_Requirement_: Please give back word for word the lines below, from the first one through the one with "const gridValues = [0.2, 0.4, 0.6, 0.8];".

■ ■ ■ ■ ■ ■ ■

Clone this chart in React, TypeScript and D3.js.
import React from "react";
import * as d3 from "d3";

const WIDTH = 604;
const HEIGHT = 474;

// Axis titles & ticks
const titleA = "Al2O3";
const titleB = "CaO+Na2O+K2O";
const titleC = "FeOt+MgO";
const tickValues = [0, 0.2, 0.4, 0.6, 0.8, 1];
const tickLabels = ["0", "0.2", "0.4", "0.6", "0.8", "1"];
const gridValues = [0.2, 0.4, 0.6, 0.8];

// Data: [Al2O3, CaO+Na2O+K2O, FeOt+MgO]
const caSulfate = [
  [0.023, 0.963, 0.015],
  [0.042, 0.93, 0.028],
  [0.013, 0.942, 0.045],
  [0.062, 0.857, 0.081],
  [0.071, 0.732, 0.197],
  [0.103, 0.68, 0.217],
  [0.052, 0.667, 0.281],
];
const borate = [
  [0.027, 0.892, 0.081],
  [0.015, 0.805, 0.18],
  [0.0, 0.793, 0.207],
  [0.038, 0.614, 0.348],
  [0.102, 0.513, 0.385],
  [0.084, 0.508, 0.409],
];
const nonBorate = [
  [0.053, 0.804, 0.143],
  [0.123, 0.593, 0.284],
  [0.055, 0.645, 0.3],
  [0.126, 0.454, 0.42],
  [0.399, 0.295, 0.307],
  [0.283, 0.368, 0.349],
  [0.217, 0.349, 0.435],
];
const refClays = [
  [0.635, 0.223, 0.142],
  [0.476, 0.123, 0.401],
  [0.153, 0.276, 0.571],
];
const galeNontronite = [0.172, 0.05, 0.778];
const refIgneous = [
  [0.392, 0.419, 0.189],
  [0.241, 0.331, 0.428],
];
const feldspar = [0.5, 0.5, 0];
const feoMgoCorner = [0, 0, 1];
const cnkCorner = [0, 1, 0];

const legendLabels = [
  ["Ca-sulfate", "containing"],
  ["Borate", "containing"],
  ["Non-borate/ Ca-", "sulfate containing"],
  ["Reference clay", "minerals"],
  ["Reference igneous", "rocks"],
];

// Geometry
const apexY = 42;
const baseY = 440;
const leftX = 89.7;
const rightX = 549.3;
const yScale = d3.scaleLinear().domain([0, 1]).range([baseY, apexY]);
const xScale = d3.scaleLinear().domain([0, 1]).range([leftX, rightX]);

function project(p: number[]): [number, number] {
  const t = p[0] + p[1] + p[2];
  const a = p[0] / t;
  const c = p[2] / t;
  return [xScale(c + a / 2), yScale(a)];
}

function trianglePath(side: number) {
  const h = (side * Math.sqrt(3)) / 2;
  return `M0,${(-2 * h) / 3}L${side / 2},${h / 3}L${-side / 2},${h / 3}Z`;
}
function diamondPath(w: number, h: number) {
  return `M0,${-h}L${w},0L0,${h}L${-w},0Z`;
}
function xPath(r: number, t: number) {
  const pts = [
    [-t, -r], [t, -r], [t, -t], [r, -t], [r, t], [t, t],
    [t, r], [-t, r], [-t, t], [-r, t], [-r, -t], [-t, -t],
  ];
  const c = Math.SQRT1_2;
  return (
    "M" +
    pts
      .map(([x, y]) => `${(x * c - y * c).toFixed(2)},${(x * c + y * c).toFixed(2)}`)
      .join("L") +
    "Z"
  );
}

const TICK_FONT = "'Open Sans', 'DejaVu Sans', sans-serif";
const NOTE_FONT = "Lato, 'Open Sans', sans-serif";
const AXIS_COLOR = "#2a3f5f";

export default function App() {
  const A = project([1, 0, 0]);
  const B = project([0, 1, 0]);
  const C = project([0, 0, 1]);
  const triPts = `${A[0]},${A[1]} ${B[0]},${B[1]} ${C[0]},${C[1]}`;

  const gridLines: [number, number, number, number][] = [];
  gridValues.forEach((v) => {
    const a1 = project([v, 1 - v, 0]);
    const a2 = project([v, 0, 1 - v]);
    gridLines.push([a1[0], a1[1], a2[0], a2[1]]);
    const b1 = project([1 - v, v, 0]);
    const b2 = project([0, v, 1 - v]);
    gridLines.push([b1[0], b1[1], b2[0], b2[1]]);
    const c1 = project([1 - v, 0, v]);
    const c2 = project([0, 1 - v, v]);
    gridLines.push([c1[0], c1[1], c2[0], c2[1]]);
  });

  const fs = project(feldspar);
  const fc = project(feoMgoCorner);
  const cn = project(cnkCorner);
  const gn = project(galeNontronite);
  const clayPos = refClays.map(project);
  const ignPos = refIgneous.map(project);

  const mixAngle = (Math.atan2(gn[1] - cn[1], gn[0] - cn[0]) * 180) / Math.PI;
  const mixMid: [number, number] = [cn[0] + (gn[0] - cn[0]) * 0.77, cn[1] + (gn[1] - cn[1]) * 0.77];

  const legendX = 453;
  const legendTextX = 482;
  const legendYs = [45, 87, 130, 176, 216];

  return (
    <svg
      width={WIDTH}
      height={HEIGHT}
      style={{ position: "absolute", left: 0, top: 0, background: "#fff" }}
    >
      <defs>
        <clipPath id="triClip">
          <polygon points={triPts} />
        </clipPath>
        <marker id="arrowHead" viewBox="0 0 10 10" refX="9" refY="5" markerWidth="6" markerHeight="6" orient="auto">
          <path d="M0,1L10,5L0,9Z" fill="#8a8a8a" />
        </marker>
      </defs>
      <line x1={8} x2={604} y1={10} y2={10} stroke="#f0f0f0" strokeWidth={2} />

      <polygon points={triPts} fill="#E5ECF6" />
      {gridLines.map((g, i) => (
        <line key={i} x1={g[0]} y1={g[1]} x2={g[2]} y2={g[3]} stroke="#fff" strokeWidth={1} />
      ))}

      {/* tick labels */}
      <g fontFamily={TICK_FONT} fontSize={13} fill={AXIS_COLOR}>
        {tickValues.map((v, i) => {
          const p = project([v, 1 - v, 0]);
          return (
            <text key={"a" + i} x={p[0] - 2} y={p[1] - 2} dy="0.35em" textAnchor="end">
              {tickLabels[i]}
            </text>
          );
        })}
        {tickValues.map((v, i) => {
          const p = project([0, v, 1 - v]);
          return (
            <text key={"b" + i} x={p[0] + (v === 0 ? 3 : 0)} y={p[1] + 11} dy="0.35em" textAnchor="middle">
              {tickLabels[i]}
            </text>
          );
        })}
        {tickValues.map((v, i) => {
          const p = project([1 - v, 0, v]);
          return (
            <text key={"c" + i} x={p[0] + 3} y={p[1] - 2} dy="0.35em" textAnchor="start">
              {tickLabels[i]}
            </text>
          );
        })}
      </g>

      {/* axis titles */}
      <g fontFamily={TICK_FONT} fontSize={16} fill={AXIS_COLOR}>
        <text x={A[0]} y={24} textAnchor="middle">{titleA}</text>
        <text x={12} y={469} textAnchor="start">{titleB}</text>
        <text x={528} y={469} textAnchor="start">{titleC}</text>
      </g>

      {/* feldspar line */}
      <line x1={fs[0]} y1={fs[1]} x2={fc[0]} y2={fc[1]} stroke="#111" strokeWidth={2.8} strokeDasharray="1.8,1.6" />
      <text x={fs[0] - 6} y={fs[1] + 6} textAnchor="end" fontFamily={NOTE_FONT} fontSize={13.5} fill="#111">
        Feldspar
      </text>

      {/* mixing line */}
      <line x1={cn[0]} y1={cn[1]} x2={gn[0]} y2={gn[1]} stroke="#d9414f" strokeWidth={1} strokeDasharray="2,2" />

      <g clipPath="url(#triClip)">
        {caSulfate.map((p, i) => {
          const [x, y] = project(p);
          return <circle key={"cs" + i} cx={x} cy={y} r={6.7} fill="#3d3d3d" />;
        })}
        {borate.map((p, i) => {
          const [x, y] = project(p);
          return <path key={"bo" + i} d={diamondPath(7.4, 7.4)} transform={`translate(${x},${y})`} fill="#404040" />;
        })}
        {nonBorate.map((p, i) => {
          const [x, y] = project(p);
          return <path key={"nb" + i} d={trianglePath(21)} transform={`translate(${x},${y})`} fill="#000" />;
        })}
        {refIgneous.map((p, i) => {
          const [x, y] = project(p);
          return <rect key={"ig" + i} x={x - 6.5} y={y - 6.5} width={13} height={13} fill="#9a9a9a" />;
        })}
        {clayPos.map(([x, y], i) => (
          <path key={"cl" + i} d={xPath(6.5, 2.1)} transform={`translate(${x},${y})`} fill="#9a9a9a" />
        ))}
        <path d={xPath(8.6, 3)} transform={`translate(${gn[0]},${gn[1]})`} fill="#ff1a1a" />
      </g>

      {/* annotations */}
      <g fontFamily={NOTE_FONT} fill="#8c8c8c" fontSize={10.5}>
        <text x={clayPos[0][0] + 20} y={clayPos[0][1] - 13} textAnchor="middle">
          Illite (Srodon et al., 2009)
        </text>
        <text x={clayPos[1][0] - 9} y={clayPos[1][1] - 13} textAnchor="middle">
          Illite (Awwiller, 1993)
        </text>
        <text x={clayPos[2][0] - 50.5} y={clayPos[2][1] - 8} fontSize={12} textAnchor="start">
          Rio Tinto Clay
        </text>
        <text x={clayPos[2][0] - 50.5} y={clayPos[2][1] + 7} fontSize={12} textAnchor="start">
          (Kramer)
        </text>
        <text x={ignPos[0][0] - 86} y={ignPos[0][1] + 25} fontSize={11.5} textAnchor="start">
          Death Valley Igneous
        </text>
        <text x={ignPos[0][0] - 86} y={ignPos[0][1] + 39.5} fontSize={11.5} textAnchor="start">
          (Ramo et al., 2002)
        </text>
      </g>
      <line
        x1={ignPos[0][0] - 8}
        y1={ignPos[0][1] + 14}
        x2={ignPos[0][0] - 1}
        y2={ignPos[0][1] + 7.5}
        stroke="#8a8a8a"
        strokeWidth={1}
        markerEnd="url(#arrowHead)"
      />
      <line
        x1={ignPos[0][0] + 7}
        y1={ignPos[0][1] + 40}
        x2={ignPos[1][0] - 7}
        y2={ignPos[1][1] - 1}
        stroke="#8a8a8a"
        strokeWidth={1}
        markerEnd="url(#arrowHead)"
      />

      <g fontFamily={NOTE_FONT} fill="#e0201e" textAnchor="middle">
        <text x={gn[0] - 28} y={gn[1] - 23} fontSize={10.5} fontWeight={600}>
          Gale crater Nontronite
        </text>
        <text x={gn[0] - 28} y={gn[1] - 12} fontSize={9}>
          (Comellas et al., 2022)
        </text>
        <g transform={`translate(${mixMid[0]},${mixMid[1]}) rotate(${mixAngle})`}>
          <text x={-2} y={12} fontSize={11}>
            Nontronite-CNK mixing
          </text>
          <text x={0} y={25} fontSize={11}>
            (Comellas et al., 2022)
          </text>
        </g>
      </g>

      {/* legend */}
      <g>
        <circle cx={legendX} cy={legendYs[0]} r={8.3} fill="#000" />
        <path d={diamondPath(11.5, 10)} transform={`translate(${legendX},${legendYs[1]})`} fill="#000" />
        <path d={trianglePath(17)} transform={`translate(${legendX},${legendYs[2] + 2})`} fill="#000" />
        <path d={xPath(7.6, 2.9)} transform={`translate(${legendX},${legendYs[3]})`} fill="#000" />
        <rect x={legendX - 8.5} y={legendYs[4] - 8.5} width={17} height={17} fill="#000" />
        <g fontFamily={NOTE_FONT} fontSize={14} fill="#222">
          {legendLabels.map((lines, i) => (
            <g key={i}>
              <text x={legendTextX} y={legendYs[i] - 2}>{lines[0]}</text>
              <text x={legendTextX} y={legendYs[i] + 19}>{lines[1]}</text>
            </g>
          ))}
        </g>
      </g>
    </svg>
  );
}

■ ■ ■ ■ ■ ■ ■

_Complete answer_:
Clone this chart in React, TypeScript and D3.js.
import React from "react";
import * as d3 from "d3";

const WIDTH = 604;
const HEIGHT = 474;

// Axis titles & ticks
const titleA = "Al2O3";
const titleB = "CaO+Na2O+K2O";
const titleC = "FeOt+MgO";
const tickValues = [0, 0.2, 0.4, 0.6, 0.8, 1];
const tickLabels = ["0", "0.2", "0.4", "0.6", "0.8", "1"];
const gridValues = [0.2, 0.4, 0.6, 0.8];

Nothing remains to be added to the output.